I've been deploying winlogbeat on many servers at the same time lately and it seem like one or more of them if provoking a bug that create lot of indexs with differents date stamp (my index defined as winlogbeat-%{+dd.MM.yyyy}).
Right now i have like 700 indexs that have been wrongfully created (whoever crate thoeses index like 6mo of docs in them or sometimes 1mo but doesn't use theses indexs as a main index to write in)
I had the issue previously in a another wave of deployement and i had managed to find the culprit by shutting down my winlogbeat services one by one until only one server remain. It was a 2008 R2 and when i connected to it there was no issues with the date.

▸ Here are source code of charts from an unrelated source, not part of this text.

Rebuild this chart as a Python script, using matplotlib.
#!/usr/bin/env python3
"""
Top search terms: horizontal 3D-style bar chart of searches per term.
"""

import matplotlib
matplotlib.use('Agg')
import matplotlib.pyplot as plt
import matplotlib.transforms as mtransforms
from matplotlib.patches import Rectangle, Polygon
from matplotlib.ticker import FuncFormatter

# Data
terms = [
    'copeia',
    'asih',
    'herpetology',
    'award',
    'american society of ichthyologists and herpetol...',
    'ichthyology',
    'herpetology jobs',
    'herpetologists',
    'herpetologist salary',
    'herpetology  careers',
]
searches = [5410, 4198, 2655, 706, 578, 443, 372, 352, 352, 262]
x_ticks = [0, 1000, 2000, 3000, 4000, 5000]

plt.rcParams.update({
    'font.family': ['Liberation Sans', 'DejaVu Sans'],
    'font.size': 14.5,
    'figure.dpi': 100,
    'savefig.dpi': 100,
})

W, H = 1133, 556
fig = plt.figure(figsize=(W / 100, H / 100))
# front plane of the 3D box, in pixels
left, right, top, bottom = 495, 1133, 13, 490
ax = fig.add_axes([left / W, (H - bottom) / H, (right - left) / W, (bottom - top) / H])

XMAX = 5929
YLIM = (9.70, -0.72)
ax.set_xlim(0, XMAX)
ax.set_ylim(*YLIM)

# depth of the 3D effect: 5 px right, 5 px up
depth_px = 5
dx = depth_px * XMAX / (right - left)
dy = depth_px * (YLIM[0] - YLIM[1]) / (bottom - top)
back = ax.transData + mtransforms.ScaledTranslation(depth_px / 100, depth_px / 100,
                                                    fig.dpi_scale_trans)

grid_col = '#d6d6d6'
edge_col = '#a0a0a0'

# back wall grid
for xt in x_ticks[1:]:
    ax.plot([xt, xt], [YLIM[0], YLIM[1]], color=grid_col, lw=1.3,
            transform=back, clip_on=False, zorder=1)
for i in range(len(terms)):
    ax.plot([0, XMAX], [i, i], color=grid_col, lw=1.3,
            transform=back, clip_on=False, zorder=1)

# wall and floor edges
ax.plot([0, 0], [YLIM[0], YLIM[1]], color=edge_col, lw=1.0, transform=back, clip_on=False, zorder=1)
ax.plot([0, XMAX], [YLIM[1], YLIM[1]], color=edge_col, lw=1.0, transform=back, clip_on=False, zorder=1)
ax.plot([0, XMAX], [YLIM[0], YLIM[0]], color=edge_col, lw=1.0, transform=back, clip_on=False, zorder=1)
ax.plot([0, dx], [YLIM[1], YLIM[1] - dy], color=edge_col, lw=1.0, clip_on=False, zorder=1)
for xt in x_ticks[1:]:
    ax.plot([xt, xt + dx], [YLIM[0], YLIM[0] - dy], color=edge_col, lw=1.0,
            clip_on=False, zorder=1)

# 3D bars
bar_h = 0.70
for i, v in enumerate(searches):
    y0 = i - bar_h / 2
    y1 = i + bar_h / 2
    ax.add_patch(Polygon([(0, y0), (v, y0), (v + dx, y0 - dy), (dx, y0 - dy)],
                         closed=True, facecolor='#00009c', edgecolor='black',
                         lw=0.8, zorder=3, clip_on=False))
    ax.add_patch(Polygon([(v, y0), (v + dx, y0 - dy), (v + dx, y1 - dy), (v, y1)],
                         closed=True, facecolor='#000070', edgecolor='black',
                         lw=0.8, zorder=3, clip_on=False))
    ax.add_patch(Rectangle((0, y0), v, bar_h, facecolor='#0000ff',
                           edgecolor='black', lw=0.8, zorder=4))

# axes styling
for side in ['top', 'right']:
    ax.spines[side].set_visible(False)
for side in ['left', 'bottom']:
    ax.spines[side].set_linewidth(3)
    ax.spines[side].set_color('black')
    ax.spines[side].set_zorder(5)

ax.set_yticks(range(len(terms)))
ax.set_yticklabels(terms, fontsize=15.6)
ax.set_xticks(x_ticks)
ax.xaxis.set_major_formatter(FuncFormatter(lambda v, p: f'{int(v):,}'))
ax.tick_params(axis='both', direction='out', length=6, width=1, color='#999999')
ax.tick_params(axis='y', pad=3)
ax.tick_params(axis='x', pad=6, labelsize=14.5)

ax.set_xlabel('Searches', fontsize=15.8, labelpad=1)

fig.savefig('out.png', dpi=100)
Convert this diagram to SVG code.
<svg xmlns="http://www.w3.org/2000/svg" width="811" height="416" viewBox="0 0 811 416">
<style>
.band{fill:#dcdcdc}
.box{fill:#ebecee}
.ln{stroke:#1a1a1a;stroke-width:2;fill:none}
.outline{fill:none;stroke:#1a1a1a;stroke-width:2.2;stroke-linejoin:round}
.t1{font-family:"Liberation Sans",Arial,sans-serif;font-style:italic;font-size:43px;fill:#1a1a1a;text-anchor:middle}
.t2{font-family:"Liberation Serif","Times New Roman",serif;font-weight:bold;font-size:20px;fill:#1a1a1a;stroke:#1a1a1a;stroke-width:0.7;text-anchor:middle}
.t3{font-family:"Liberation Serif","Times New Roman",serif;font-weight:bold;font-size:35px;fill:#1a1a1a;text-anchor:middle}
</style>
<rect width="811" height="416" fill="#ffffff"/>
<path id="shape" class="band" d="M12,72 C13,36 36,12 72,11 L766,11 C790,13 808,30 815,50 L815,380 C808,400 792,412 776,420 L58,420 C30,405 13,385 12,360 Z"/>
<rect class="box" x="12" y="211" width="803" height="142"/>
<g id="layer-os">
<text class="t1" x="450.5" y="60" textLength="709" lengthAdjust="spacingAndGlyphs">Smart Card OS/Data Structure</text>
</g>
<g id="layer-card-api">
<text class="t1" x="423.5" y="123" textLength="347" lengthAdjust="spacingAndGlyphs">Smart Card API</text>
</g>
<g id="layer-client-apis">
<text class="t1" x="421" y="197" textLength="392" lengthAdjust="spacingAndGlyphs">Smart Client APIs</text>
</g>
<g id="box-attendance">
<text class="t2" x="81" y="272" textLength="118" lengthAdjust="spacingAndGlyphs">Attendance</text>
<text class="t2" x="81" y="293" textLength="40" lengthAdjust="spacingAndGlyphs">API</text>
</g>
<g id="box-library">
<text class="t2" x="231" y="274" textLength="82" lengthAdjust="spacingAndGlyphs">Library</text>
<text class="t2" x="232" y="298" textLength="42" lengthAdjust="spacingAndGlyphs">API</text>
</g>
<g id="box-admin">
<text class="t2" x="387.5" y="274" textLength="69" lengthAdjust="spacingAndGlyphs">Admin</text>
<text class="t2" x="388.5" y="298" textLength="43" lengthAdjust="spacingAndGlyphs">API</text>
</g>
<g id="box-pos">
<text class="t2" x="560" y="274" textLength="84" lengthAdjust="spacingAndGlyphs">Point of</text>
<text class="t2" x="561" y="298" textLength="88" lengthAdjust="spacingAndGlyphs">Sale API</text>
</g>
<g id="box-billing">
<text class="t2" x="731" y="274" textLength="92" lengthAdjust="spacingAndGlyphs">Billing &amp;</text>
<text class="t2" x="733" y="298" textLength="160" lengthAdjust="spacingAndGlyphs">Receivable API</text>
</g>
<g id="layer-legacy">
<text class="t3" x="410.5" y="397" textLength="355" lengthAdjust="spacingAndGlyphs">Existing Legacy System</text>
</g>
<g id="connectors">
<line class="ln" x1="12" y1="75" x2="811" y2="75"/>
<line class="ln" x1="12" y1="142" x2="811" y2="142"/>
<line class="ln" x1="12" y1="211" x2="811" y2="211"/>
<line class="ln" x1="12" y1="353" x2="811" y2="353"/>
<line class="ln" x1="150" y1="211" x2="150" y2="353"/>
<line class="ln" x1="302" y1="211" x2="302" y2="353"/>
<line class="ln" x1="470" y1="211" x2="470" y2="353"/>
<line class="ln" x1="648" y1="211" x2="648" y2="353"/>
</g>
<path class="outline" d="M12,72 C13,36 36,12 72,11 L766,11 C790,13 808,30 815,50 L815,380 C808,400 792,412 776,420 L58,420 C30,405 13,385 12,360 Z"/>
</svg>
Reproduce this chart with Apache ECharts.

But now i have way too many winlogbeat agents deployed to allow myself to do that again. I was wondering if there was a way to know who is writing to which index ?
I was thinking looking at discover, watch the index tag to find the server but only my current index shows : https://i.imgur.com/JgEg4Or.png
I say random because the datestamp doesn't follow, days are missign between each other so i don't know how some beat came up with theses dates. Could be old data but with winlogbeat-%{+dd.MM.yyyy}) doesn't the date get pulled from the server date and not log date ?
My winlogbeat index aren't suppose to be this small. My real daily index reach 10Gb a day and i expect it to blow to 40 when i add my remaning win server. The indexs you see on the screenshot are this small because whoever created them wrote a few document in it and then created another index in the next second and did the same.
Also i can't use ILM right now because of my problem with template overwriting themselves.
I passed the following curl query who disable auto index creation, except for indexs with ".monitoring-*" pattern.
PUT _cluster/settings
{ "persistent": {
"action.auto_create_index" : ".monitoring-*"
}
}
This way, whoever was that server who kept creating "fake" index or whatever reason he was doing that he can't add index anymore, only on the write index that is the good index.
The server might still be trying to create index as i speak but it's useless, he can't.
Turn out that disabling auto index creation is a recommendation from elasticsearch in a production cluster. I was reading theses recommendations and that's how i found this solution.